Cabinet to consider budget as groups claw for changes

Chief economist at IBI Investment House says budget was unlikely to hit its 3.4% deficit target.

Yair Lapid (photo credit: MARC ISRAEL SELLEM/THE JERUSALEM POST)
Yair Lapid
(photo credit: MARC ISRAEL SELLEM/THE JERUSALEM POST)
The cabinet is considering Finance Minister Yair Lapid’s proposal for the 2015 state budget on Tuesday, as interest groups and politicians scurry to insert changes.
As previously announced, the NIS 328 billion budget set a deficit target of 3.4 percent. In concert with Lapid’s promises, taxes are not to rise. In accordance with pre-approved plans, budgets for education increases NIS 1.8b., which goes toward extending the school year for first – through fourth-graders, moving toward free education for three- and four-year-olds, and adding food security.

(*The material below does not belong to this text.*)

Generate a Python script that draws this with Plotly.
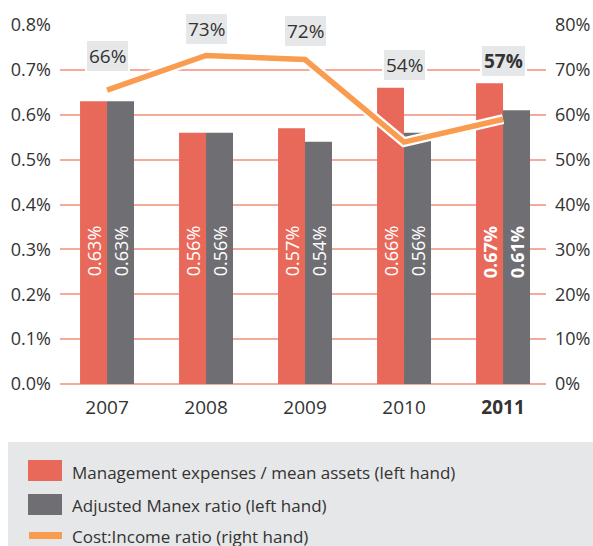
import plotly.graph_objects as go

years = ["2007", "2008", "2009", "2010", "2011"]
year_labels = ["2007", "2008", "2009", "2010", "<b>2011</b>"]
manex = [0.63, 0.56, 0.57, 0.66, 0.67]
adjusted = [0.63, 0.56, 0.54, 0.56, 0.61]
cost_income = [65.5, 73.2, 72.3, 53.9, 59.0]
cost_income_labels = ["66%", "73%", "72%", "54%", "<b>57%</b>"]
manex_labels = ["0.63%", "0.56%", "0.57%", "0.66%", "<b>0.67%</b>"]
adjusted_labels = ["0.63%", "0.56%", "0.54%", "0.56%", "<b>0.61%</b>"]
series_names = ["Management expenses / mean assets (left hand)",
                "Adjusted Manex ratio (left hand)",
                "Cost:Income ratio (right hand)"]
left_ticks = [0, 0.1, 0.2, 0.3, 0.4, 0.5, 0.6, 0.7, 0.8]
right_ticks = [0, 10, 20, 30, 40, 50, 60, 70, 80]

RED = "#e8695a"
GRAY = "#6f6e73"
ORANGE = "#f99c4f"
GRID = "#f5aa9b"
TXT = "#333333"
BOX = "#e6e7e8"
FONT = "Open Sans"

W, H = 593, 546
# plot area in window pixels
L, R, T, B = 60, 546, 25, 384

def px(x):
    return (x - L) / (R - L)

def py(y):
    return (B - y) / (B - T)

fig = go.Figure()
fig.add_trace(go.Bar(x=years, y=manex, marker=dict(color=RED, line=dict(width=0)),
                     name=series_names[0], hoverinfo="y"))
fig.add_trace(go.Bar(x=years, y=adjusted, marker=dict(color=GRAY, line=dict(width=0)),
                     name=series_names[1], hoverinfo="y"))
fig.add_trace(go.Scatter(x=years, y=cost_income, yaxis="y2", mode="lines",
                         line=dict(color="white", width=10), hoverinfo="skip",
                         showlegend=False))
fig.add_trace(go.Scatter(x=years, y=cost_income, yaxis="y2", mode="lines",
                         line=dict(color=ORANGE, width=5.5), name=series_names[2]))

annotations = []
# rotated value labels inside bars (x given as category index)
for i in range(len(years)):
    for lab, shift in ((manex_labels[i], -13.5), (adjusted_labels[i], 13.5)):
        annotations.append(dict(x=i, y=0.355, xref="x", yref="y", text=lab,
                                textangle=-90, showarrow=False, xshift=shift,
                                yanchor="top", xanchor="center",
                                font=dict(family=FONT, size=18, color="white")))
# cost:income labels
label_pos = [73.1, 79.1, 78.7, 71.1, 72.0]
for i in range(len(years)):
    annotations.append(dict(x=i, y=label_pos[i], xref="x", yref="y2",
                            text=cost_income_labels[i], showarrow=False,
                            bgcolor=BOX, bordercolor="white", borderwidth=2,
                            borderpad=2, yanchor="middle",
                            font=dict(family=FONT, size=19, color=TXT)))

shapes = []
# legend box
shapes.append(dict(type="rect", xref="paper", yref="paper", x0=px(8), x1=px(600),
                   y0=py(560), y1=py(442), fillcolor=BOX, line=dict(width=0),
                   layer="below"))
shapes.append(dict(type="rect", xref="paper", yref="paper", x0=px(28), x1=px(62),
                   y0=py(481), y1=py(460), fillcolor=RED, line=dict(width=0)))
shapes.append(dict(type="rect", xref="paper", yref="paper", x0=px(28), x1=px(62),
                   y0=py(515), y1=py(494), fillcolor=GRAY, line=dict(width=0)))
shapes.append(dict(type="rect", xref="paper", yref="paper", x0=px(29), x1=px(62),
                   y0=py(539), y1=py(532), fillcolor=ORANGE, line=dict(width=0)))
for name, yc in zip(series_names, [472, 505, 536]):
    annotations.append(dict(x=px(70), y=py(yc), xref="paper", yref="paper",
                            text=name, showarrow=False, xanchor="left",
                            yanchor="middle",
                            font=dict(family=FONT, size=17, color=TXT)))

fig.update_layout(
    width=W, height=H,
    margin=dict(l=L, r=W - R, t=T, b=H - B, autoexpand=False),
    paper_bgcolor="white", plot_bgcolor="white",
    barmode="group", bargap=0.455, bargroupgap=0,
    showlegend=False,
    font=dict(family=FONT, size=18, color=TXT),
    xaxis=dict(tickvals=years, ticktext=year_labels, range=[-0.475, 4.434],
               showgrid=False, showline=False, ticks="", zeroline=False,
               automargin=False,
               tickfont=dict(family=FONT, size=19, color=TXT), ticklabelstandoff=10),
    yaxis=dict(range=[0, 0.8], tickvals=left_ticks,
               ticktext=[f"{v:.1f}%" for v in left_ticks], automargin=False,
               showgrid=True, gridcolor=GRID, gridwidth=2, zeroline=True,
               zerolinecolor=GRID, zerolinewidth=2, showline=False, ticks="",
               tickfont=dict(family=FONT, size=18, color=TXT), ticklabelstandoff=8),
    yaxis2=dict(range=[0, 80], tickvals=right_ticks, automargin=False,
                ticktext=[f"{v}%" for v in right_ticks], overlaying="y",
                side="right", showgrid=False, zeroline=False, showline=False,
                ticks="", tickfont=dict(family=FONT, size=18, color=TXT),
                ticklabelstandoff=8),
    annotations=annotations, shapes=shapes,
)

fig.write_html("out.html", config={"displayModeBar": False},
               post_script="document.body.style.margin='0';"
                           "document.body.style.overflow='hidden';")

Health spending is to rise NIS 2.8b., including a real increase of NIS 300m. in the health basket, NIS 145m. for extra hospital beds and NIS 285m. for mental health services. The Public Security Ministry looks to get an additional billion shekels to put toward policing and the Welfare and Social Services Ministry is to gain NIS 1.4b., including extra funds for Holocaust survivors.
“This budget has an emphasis on growth generators. In this budget we invested in strengthening and encouraging the business sector, which turns the wheels of the economy,” Lapid said on Monday.
The budget has its fair share of critics, however.
Rafi Gozlan, chief economist at Israel Brokerage and Investments, said the budget’s numbers were unconvincing, and that it was unlikely to hit its 3.4% deficit target – a target the Bank of Israel thinks is already too high.
“Without significant changes in the 2015 budget, the deficit will reach 4%. It seems that the budget does not have a margin of safety against negative shocks, so that negative developments may lead to fiscal adjustments [cuts or tax increases] at a less convenient time for the economy.”
Labor MK Eitan Cabel blasted the budget’s allotment for welfare, saying it was ignoring the findings of the Elalouf Committee to Reduce Poverty in Israel, which would cost about NIS 7b.
“Less than half the sum that the committee recommended is budgeted, yet even the majority of this budget is taken at the expense of existing resources,” Cabel said. “This is a classic Israbluff: They are hardly adding a penny to the fight on poverty, but they are taking money from one pocket and transferring it to another, and declaring the problem solved.”
Tourism Minister Uzi Landau protested new taxes on medical tourism, saying that it was “slaughtering the goose that lays the golden eggs.”
According to Landau, hospitals and small businesses benefit from the 60,000 tourists who come to the country for medical treatment each year. Adding a 15% tax plus the 18% value-added tax would make Israel a far less attractive option for medical tourism, he said.
“If you raise the price by 35%, the tourists will stop coming,” he said.
A left-leaning group, aptly names “Leftwards,” criticized Lapid for giving the government less than the usual week to review his proposal. Lapid unveiled the budget plan last Wednesday evening.
Lapid got several backers from the business community on board with his plan on Sunday, announcing two new funds to investing in medium-sized businesses alongside several business leaders. The funds, which will have private and institutional donors as well, will select companies over the course of four years, and remain open for 10.
Zvi Oren, who heads the Manufacturers Association gave Lapid solid backing, saying, “the finance minister did right by choosing not to raise taxes, and encouraging investment in the economy’s growth generators.”
Ehud Rassabi, head of Lahav, the Independent Business Association, and the president of the Farmers Association, Dov Amitai, were on hand to offer support.
Yet one of the central business groups, the Federation of Israeli Chambers of Commerce, was less enthused about the plan, offering up a series of recommendations for how to adjust the budget and economic plan.
The government, it argued, would do better to update the law on encouraging capital investments to provide benefits for job creation, and offer further benefits to foreign corporations. The 18% exemption on fruits and vegetables could be partially lifted, setting the tax at 6% to bring in more revenue. It could boost revenue by lowering taxes on dividend withdrawals, the FICC argued.